It was late in the year of 1952 when I first encountered the diminutive person of William Stringfellow. He had taken up residence in a Harlem tenement building to be a "layperson in the church." Lay theologians and prophets in the Episcopal Church were few and far between and were for the most part suspect or lightly regarded because they were not properly trained in the priesthood of the church. For many of us who knew and loved him, Bill Stringfellow changed all that and literally turned the hierarchy of the Episcopal Church upside-down.

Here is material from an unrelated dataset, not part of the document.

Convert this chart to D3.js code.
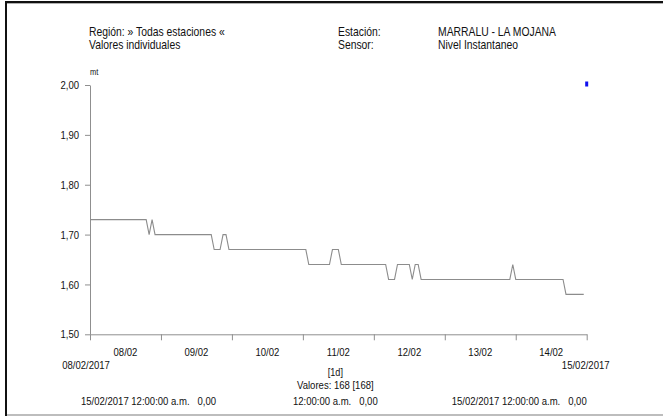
<!DOCTYPE html>
<html>
<head>
<meta charset="utf-8">
<script src="https://cdn.jsdelivr.net/npm/d3@7"></script>
<style>
  html, body { margin: 0; padding: 0; background: #fff; }
  svg { display: block; }
  text { font-family: "Liberation Sans", Arial, sans-serif; fill: #111; white-space: pre; }
</style>
</head>
<body>
<svg id="chart" width="663" height="416"></svg>
<script>
// ---- data ----
const startDate = "2017-02-08T00:00:00";
const endDate = "2017-02-15T00:00:00";
// hourly values (mt), one row per day, 168 values
const day1 = [1.73,1.73,1.73,1.73,1.73,1.73,1.73,1.73,1.73,1.73,1.73,1.73,1.73,1.73,1.73,1.73,1.73,1.73,1.73,1.73,1.70,1.73,1.70,1.70];
const day2 = [1.70,1.70,1.70,1.70,1.70,1.70,1.70,1.70,1.70,1.70,1.70,1.70,1.70,1.70,1.70,1.70,1.70,1.70,1.67,1.67,1.67,1.70,1.70,1.67];
const day3 = [1.67,1.67,1.67,1.67,1.67,1.67,1.67,1.67,1.67,1.67,1.67,1.67,1.67,1.67,1.67,1.67,1.67,1.67,1.67,1.67,1.67,1.67,1.67,1.67];
const day4 = [1.67,1.67,1.64,1.64,1.64,1.64,1.64,1.64,1.64,1.64,1.67,1.67,1.67,1.64,1.64,1.64,1.64,1.64,1.64,1.64,1.64,1.64,1.64,1.64];
const day5 = [1.64,1.64,1.64,1.64,1.64,1.61,1.61,1.61,1.64,1.64,1.64,1.64,1.64,1.61,1.64,1.64,1.61,1.61,1.61,1.61,1.61,1.61,1.61,1.61];
const day6 = [1.61,1.61,1.61,1.61,1.61,1.61,1.61,1.61,1.61,1.61,1.61,1.61,1.61,1.61,1.61,1.61,1.61,1.61,1.61,1.61,1.61,1.61,1.61,1.64];
const day7 = [1.61,1.61,1.61,1.61,1.61,1.61,1.61,1.61,1.61,1.61,1.61,1.61,1.61,1.61,1.61,1.61,1.61,1.58,1.58,1.58,1.58,1.58,1.58,1.58];
const values = [].concat(day1, day2, day3, day4, day5, day6, day7);
const markerValue = 2.00;           // blue marker at end
const yTicks = [1.50, 1.60, 1.70, 1.80, 1.90, 2.00];
const dayLabels = ["08/02","09/02","10/02","11/02","12/02","13/02","14/02"];
const headerLeft = ["Región: » Todas estaciones «", "Valores individuales"];
const headerMidLabels = ["Estación:", "Sensor:"];
const headerMidValues = ["MARRALU - LA MOJANA", "Nivel Instantaneo"];
const unitLabel = "mt";
const startLabel = "08/02/2017";
const endLabel = "15/02/2017";
const intervalLabel = "[1d]";
const countLabel = "Valores: 168 [168]";
const footerLeft = "15/02/2017 12:00:00 a.m.   0,00";
const footerMid = "12:00:00 a.m.   0,00";
const footerRight = "15/02/2017 12:00:00 a.m.   0,00";

// ---- setup ----
const svg = d3.select("#chart");
const t0 = new Date(startDate), t1 = new Date(endDate);
const x = d3.scaleTime().domain([t0, t1]).range([90, 586.7]);
const y = d3.scaleLinear().domain([1.5, 2.0]).range([334.3, 85]);
const fmt = v => d3.format(".2f")(v).replace(".", ",");
const axisColor = "#8f8f8f";
const SX = 0.83; // condensed type

function txt(g, px, py, s, size, anchor) {
  return g.append("text")
    .attr("transform", `translate(${px},${py}) scale(${SX},1)`)
    .attr("text-anchor", anchor || "start")
    .attr("font-size", size)
    .text(s);
}

// frame
svg.append("rect").attr("x", 7).attr("y", 3).attr("width", 656).attr("height", 1).attr("fill", "#b0b0b0");
svg.append("rect").attr("x", 5).attr("y", 1).attr("width", 658).attr("height", 2).attr("fill", "#111");
svg.append("rect").attr("x", 5).attr("y", 1).attr("width", 2).attr("height", 415).attr("fill", "#111");
svg.append("rect").attr("x", 7).attr("y", 414).attr("width", 656).attr("height", 2).attr("fill", "#bdbdbd");

// header
const hdr = svg.append("g");
headerLeft.forEach((s, i) => txt(hdr, 89, 36 + i * 13, s, 12.5));
headerMidLabels.forEach((s, i) => txt(hdr, 338, 36 + i * 13, s, 12.5));
headerMidValues.forEach((s, i) => txt(hdr, 438, 36 + i * 13, s, 12.5));

txt(svg, 90, 75, unitLabel, 9);

// y axis
const yAxis = d3.axisLeft(y).tickValues(yTicks).tickFormat(fmt).tickSize(5).tickSizeOuter(0).tickPadding(6);
const gy = svg.append("g").attr("transform", "translate(90,0)").call(yAxis);
gy.selectAll("path, line").attr("stroke", axisColor);
gy.selectAll("text")
  .attr("font-size", 11.5).attr("fill", "#111")
  .attr("font-family", '"Liberation Sans", Arial, sans-serif')
  .attr("x", -11 / SX)
  .attr("transform", `scale(${SX},1)`);

// x axis
const dayTicks = d3.timeDay.range(t0, d3.timeDay.offset(t1, 1));
const xAxis = d3.axisBottom(x).tickValues(dayTicks).tickFormat("").tickSize(6).tickSizeOuter(0);
const gx = svg.append("g").attr("transform", "translate(0,334.3)").call(xAxis);
gx.selectAll("path, line").attr("stroke", axisColor);

// day labels at noon
const xl = svg.append("g");
dayLabels.forEach((s, i) => {
  const noon = d3.timeHour.offset(d3.timeDay.offset(t0, i), 12);
  txt(xl, x(noon), 355.5, s, 11.5, "middle");
});
txt(xl, x(t0) - 4, 368.5, startLabel, 11.5, "middle");
txt(xl, x(t1) - 1, 368.5, endLabel, 11.5, "middle");
const mid = (x(t0) + x(t1)) / 2 - 3;
txt(xl, mid, 375.5, intervalLabel, 11, "middle");
txt(xl, mid, 389, countLabel, 11.5, "middle");
txt(xl, mid, 404.5, footerMid, 11.5, "middle");
txt(xl, x(t0) - 9, 404.5, footerLeft, 11.5, "start");
txt(xl, x(t1), 404.5, footerRight, 11.5, "end");

// data line
const pts = values.map((v, i) => ({ t: d3.timeHour.offset(t0, i), v }));
const line = d3.line().x(d => x(d.t)).y(d => y(d.v));
svg.append("path").datum(pts).attr("d", line)
  .attr("fill", "none").attr("stroke", "#8c8c8c").attr("stroke-width", 1.1);

// blue marker
svg.append("rect").attr("x", x(t1) - 1.5).attr("y", y(markerValue) - 3.5).attr("width", 3).attr("height", 5).attr("fill", "#1010ee");
</script>
</body>
</html>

One of the chief joys in Bill's life took place when he served as my lawyer when I was presented for trial because my parish, St. Stephen and the Incarnation in Washington, D.C., permitted the Rev. Allison Cheek, then irregularly ordained, to celebrate the Eucharist. During the trial, Bill called the Rt. Rev. John Allin, presiding bishop of the Episcopal Church, to be a witness. The bishop, ignoring the summons, did not respond, and Bill moved that the bishop be held in contempt of the court. His motion was upheld by the trial judges. Except for affirmation from the two lay judges, that was our single victory during the trial. I will never forget Bill's sense of vindication in this moment as he triumphed over the institutional injustice of the church.
All of his writings expressed his righteous anger toward the church, which he felt strongly had been enculturated by secular society and had ignored the Bible as the mediator of the Word of God. In this perspective no theologian in my time has ever been able to translate into the life of this world a more meaningful interpretation of the book of Revelation, which was the seed bed for his life and thought. He often used this quote in his writings: "Behold, he is coming with the clouds, and every eye will see him, everyone who pierced him; and all tribes of the earth will wail on account of him. Even so. Amen" (Revelation 1:7).